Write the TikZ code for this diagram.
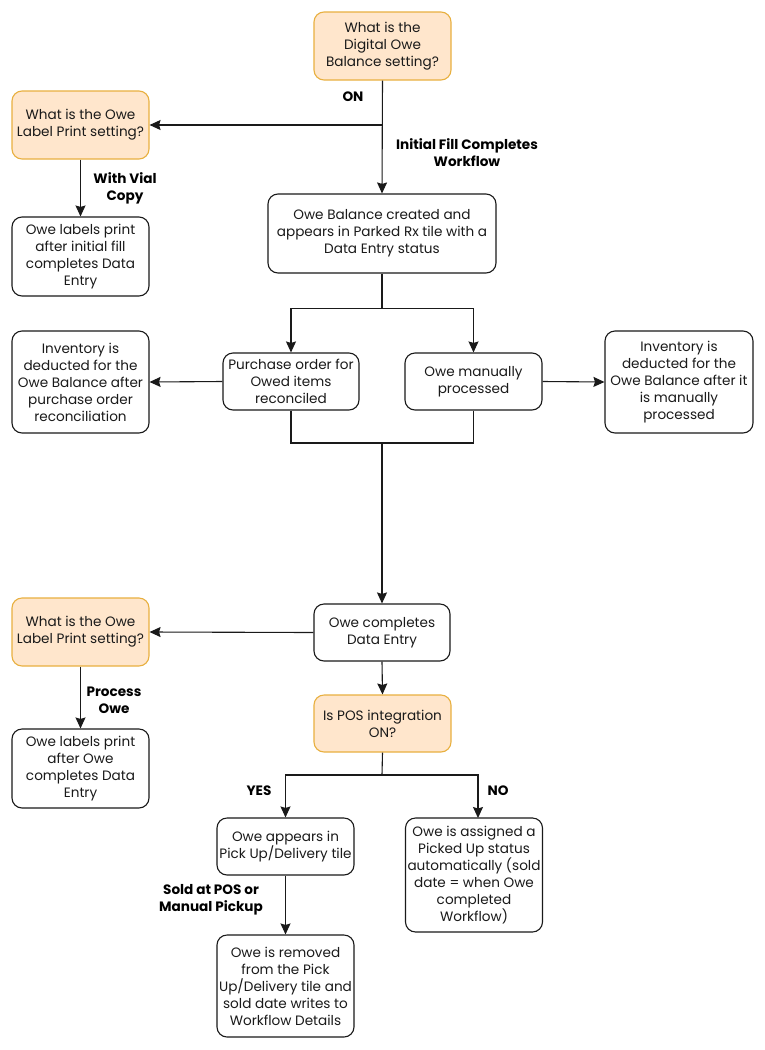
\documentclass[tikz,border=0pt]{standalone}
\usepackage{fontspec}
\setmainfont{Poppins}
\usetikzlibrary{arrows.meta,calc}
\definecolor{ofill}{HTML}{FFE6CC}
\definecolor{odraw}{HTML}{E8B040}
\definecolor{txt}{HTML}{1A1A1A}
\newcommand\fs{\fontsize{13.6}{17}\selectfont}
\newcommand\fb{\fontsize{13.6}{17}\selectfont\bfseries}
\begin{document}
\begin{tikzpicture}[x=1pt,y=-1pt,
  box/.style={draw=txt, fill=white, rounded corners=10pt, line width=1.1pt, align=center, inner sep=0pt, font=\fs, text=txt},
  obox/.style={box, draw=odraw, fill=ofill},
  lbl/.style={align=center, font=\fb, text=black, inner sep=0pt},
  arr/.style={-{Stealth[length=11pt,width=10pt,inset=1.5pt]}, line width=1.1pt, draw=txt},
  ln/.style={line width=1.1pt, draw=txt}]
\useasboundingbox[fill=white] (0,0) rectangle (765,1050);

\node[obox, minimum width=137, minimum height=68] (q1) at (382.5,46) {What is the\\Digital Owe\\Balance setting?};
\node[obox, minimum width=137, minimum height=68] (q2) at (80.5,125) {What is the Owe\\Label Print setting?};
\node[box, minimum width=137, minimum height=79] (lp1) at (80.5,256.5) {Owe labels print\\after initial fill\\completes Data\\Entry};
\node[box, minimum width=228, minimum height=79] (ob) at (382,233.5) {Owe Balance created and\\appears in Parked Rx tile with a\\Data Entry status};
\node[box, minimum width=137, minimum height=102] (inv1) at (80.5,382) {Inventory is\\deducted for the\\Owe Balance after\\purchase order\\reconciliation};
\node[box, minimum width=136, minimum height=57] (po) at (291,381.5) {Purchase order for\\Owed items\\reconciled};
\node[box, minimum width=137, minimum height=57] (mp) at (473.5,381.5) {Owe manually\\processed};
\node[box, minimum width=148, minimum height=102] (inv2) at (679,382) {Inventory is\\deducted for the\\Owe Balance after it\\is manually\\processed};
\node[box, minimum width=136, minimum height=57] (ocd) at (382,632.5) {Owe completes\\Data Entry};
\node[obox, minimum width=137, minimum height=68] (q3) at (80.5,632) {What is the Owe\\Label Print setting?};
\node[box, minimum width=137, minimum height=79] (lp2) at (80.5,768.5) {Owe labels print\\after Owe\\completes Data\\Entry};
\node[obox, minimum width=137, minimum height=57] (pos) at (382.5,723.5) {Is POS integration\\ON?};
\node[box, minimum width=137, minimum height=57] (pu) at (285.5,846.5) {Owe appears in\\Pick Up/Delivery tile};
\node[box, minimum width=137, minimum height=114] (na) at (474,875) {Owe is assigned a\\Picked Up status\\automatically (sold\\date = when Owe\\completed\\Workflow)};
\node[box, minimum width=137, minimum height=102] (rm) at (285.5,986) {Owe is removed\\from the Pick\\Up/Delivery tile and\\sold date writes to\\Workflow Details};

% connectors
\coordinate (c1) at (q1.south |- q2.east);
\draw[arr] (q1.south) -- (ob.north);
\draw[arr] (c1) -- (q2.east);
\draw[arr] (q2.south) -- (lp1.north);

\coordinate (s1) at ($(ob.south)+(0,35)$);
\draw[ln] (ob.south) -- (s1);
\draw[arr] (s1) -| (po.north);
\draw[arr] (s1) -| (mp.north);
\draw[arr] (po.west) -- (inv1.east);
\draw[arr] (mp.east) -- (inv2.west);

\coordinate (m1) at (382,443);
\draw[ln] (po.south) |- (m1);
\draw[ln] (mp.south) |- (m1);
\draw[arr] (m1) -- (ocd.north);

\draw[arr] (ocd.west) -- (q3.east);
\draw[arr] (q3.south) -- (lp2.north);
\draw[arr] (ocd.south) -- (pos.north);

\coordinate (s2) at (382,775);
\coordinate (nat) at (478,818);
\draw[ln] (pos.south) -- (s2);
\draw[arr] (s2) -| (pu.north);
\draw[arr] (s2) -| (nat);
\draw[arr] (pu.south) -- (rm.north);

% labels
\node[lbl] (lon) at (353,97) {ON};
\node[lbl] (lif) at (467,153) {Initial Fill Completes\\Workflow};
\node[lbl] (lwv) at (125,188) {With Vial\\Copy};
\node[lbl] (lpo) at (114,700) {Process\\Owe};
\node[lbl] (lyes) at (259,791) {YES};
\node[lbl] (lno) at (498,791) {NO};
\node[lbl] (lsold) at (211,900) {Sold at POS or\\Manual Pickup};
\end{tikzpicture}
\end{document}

..............................

## [Requirements]
Starting with the first line of the data above and ending with the line containing "(0,0) rectangle (765,1050);", please restate every line exactly, leaving images out.

## [Exercise output]
Write the TikZ code for this diagram.
\documentclass[tikz,border=0pt]{standalone}
\usepackage{fontspec}
\setmainfont{Poppins}
\usetikzlibrary{arrows.meta,calc}
\definecolor{ofill}{HTML}{FFE6CC}
\definecolor{odraw}{HTML}{E8B040}
\definecolor{txt}{HTML}{1A1A1A}
\newcommand\fs{\fontsize{13.6}{17}\selectfont}
\newcommand\fb{\fontsize{13.6}{17}\selectfont\bfseries}
\begin{document}
\begin{tikzpicture}[x=1pt,y=-1pt,
  box/.style={draw=txt, fill=white, rounded corners=10pt, line width=1.1pt, align=center, inner sep=0pt, font=\fs, text=txt},
  obox/.style={box, draw=odraw, fill=ofill},
  lbl/.style={align=center, font=\fb, text=black, inner sep=0pt},
  arr/.style={-{Stealth[length=11pt,width=10pt,inset=1.5pt]}, line width=1.1pt, draw=txt},
  ln/.style={line width=1.1pt, draw=txt}]
\useasboundingbox[fill=white] (0,0) rectangle (765,1050);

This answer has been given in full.